Seventeen artworks in the exhibition will be coming from Derby Museums, which holds the world’s largest collection of Wright’s work.

Kicking off the Year of Wright, meanwhile, Derby Museums has already lifted the lid on an artist who enjoyed national acclaim and took the 18th-century art world by storm – but who rarely left Derby, a place that deeply shaped his identity and artistic output.

Notable ‘exceptions to the rule’ periods when he studied in the London studio of Thomas Hudson; when he studied classical art and architecture while on honeymoon in Italy; when his family fled the city during the Jacobite Rebellion (and Bonnie Prince Charlie’s brief but fateful stay in Derby); and during a three-year spell when he was based in Liverpool – where, to distinguish him from an artist named Richard Wright, people first started calling him ‘Wright of Derby’.

But, by-and-large, he lived and worked in Derby, where he produced accurate portraits of the Midlands industrialists and entrepreneurs of the time. His painting of Sir Richard Arkwright, for example, which is on loan from a private collection and hangs in the Joseph Wright Collection in Derby, is the one now faithfully reproduced in virtually every publication dealing with the Industrial Revolution.

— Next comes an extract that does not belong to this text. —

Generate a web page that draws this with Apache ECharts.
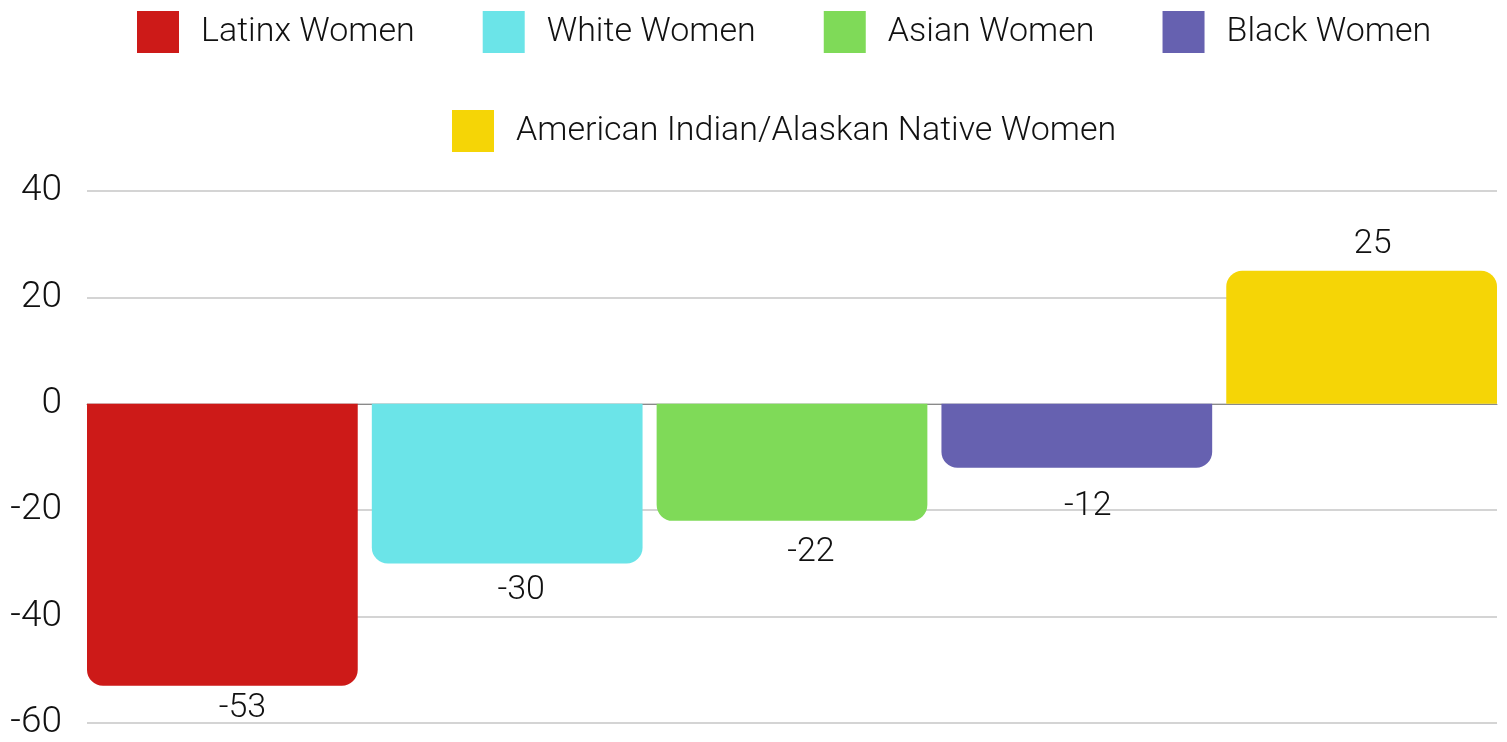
<!DOCTYPE html>
<html>
<head>
<meta charset="utf-8">
<script src="https://cdn.jsdelivr.net/npm/echarts@6/dist/echarts.min.js"></script>
<style>html,body{margin:0;padding:0;background:#fff}#c{width:1507px;height:742px}</style>
</head>
<body>
<div id="c"></div>
<script>
const groups = ['Latinx Women', 'White Women', 'Asian Women', 'Black Women', 'American Indian/Alaskan Native Women'];
const values = [-53, -30, -22, -12, 25];
const yTicks = { min: -60, max: 40, interval: 20 };

const palette = ['#CD1A18', '#6BE4E8', '#7FDA58', '#6661B0', '#F5D506'];
const labelDistance = [6, 10, 15, 22, 9];
const labelShift = [20, 14, 19, 11, 11];
const FONT = 'Roboto';

const chart = echarts.init(document.getElementById('c'), null, { renderer: 'canvas' });
const series = groups.map((name, i) => {
  const v = values[i];
  const neg = v < 0;
  return {
    name: name,
    type: 'bar',
    data: [v],
    barGap: '5.2%',
    barCategoryGap: '0%',
    itemStyle: {
      color: palette[i],
      borderRadius: neg ? [0, 0, 16, 16] : [16, 16, 0, 0]
    },
    label: {
      show: true,
      position: neg ? 'bottom' : 'top',
      distance: labelDistance[i],
      offset: [labelShift[i], 0],
      fontFamily: FONT,
      fontWeight: 300,
      fontSize: 34,
      color: '#111'
    }
  };
});

const legendText = {
  fontFamily: FONT, fontWeight: 300, fontSize: 34, color: '#111',
  padding: [0, 0, 0, 17]
};

chart.setOption({
  animation: false,
  legend: [
    {
      data: groups.slice(0, 4),
      left: 137, top: 11, padding: 0,
      itemWidth: 42, itemHeight: 42, itemGap: 68,
      icon: 'rect',
      textStyle: legendText
    },
    {
      data: groups.slice(4),
      left: 452, top: 110, padding: 0,
      itemWidth: 42, itemHeight: 42,
      icon: 'rect',
      textStyle: legendText
    }
  ],
  grid: { left: 87, right: 10, top: 191, bottom: 19, containLabel: false },
  xAxis: {
    type: 'category',
    data: [''],
    axisTick: { show: false },
    axisLabel: { show: false },
    axisLine: { show: true, onZero: true, lineStyle: { color: '#8a8a8a', width: 1 } }
  },
  yAxis: {
    type: 'value',
    min: yTicks.min, max: yTicks.max, interval: yTicks.interval,
    axisLine: { show: false },
    axisTick: { show: false },
    axisLabel: { fontFamily: FONT, fontWeight: 300, fontSize: 37, color: '#111', margin: 25 },
    splitLine: { lineStyle: { color: '#c6c6c6', width: 1.5 } }
  },
  series: series
});
</script>
</body>
</html>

So it is fitting that Derby Museum and Art Gallery’s latest exhibition is Joseph Wright of Derby: Life on Paper (now running to 7 September); and the overriding message for anyone wanting to find out more is that “you can’t experience Joseph Wright without Derby”.

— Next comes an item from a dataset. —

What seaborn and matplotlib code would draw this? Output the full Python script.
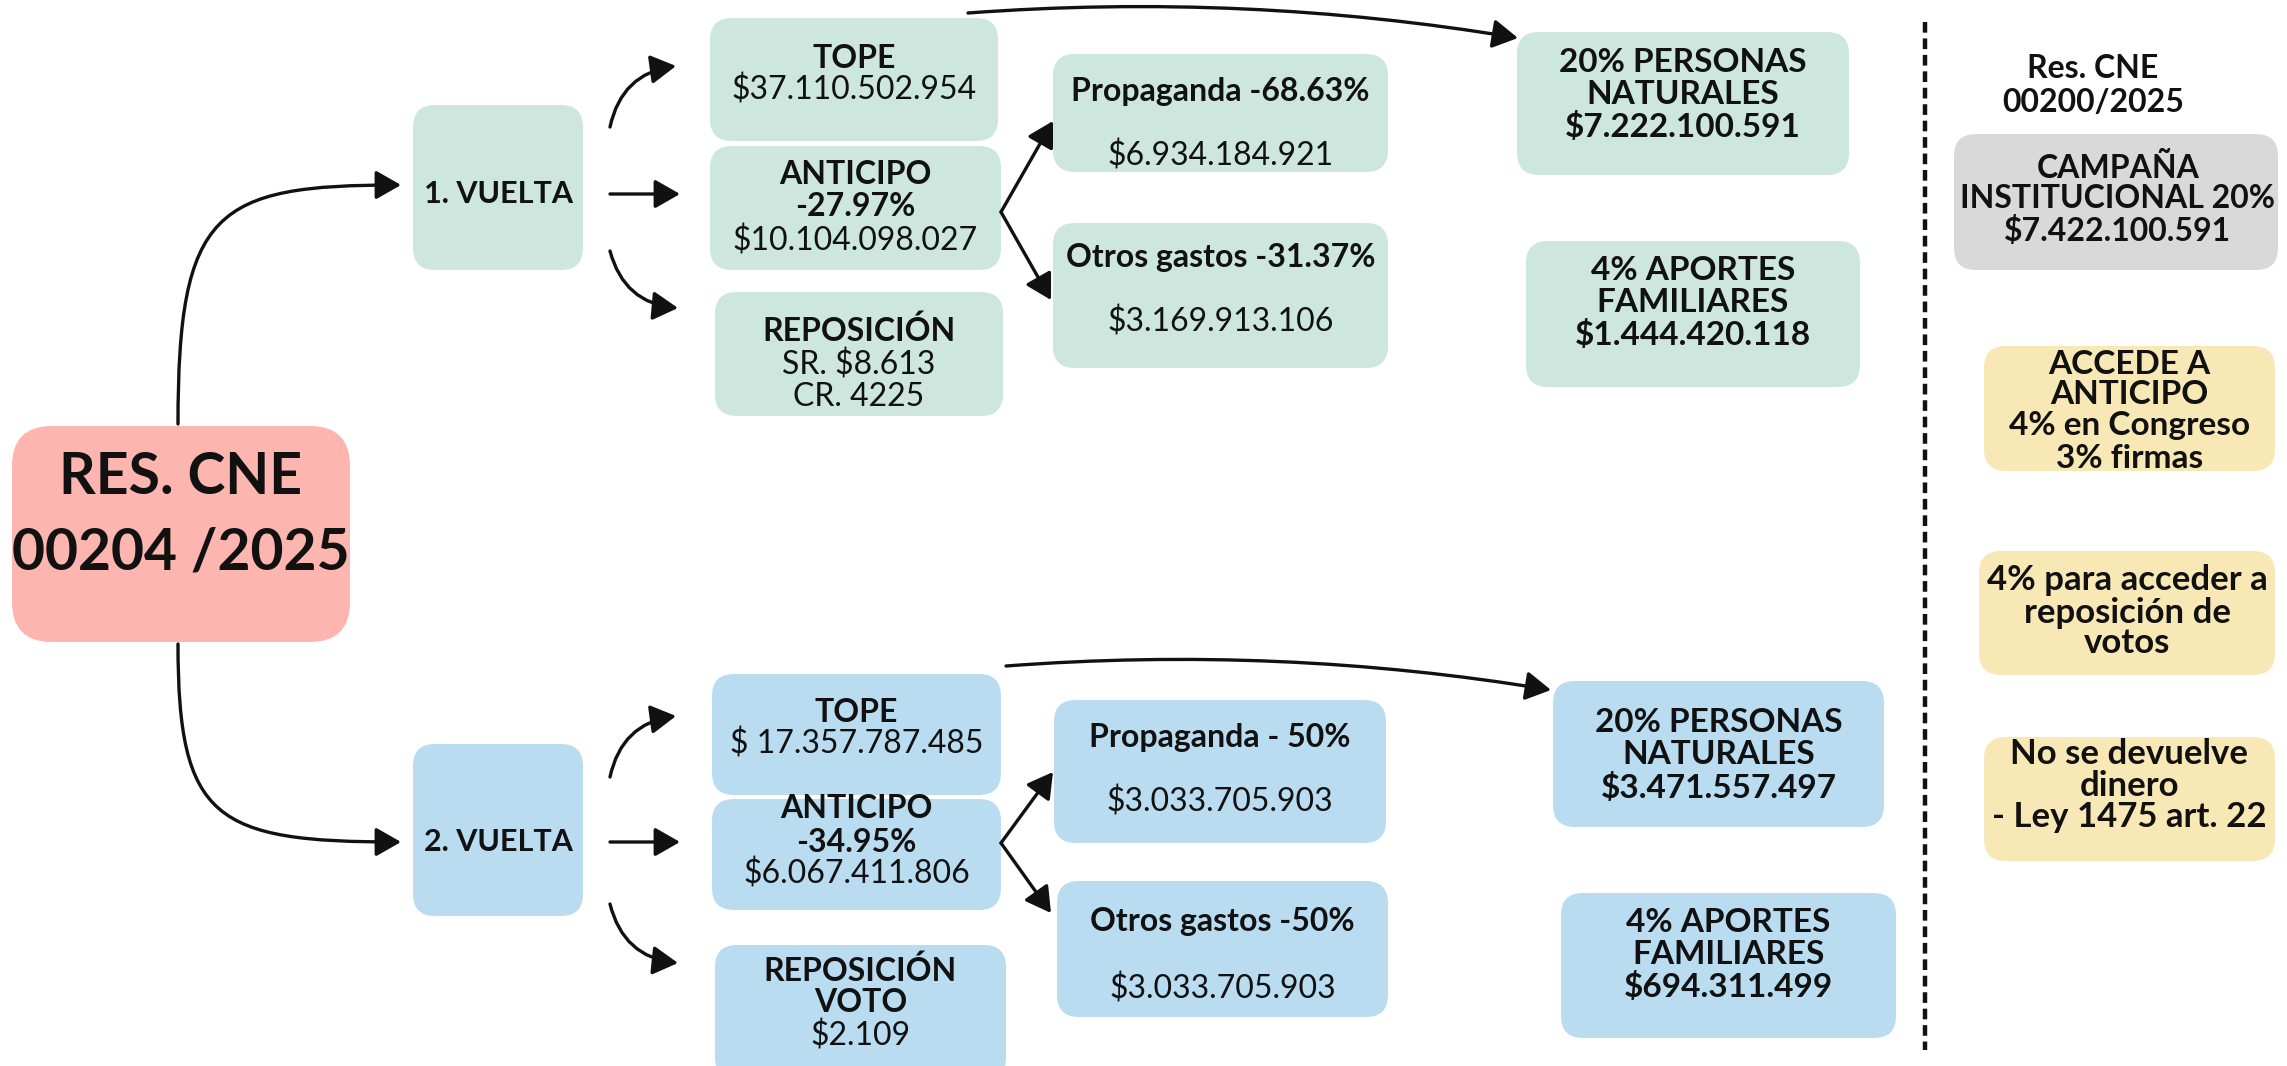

A birthplace memorial at 28 Iron Gate in Derby (an armillary sphere similar to the one featured in ‘A Philosopher giving that Lecture on the Orrery’), his tombstone in Derby Cathedral, and most importantly of all, The Derby Museum and Art Gallery featuring the unrivalled Joseph Wright Collection can be all found today within the city centre. For more details, visit www.visitderby.co.uk).

Life on Paper showcases over 70 of Wright’s rarely seen personal drawings and sketches, peeling back the curtain on the master of light and shade.

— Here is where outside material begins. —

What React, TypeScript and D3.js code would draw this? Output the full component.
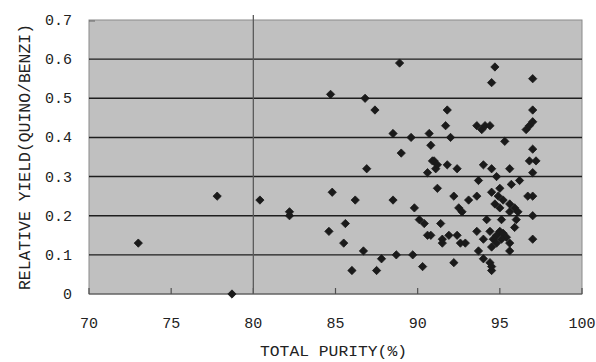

And Wright’s earliest drawing, Head of Silenus (c.1745), is being shown here in public for the first time, following its recent discovery in a private collection. Thought to be a copy of a local inn or street sign made when he was 11 years old, family memoirs indicate that this is how Wright trained himself to draw, often keeping his drawings secret by hiding them in the family’s attic. The National Gallery exhibition later this year, meanwhile, is expected to put Wright of Derby onto a stage normally reserved for the likes of Constable and Turner.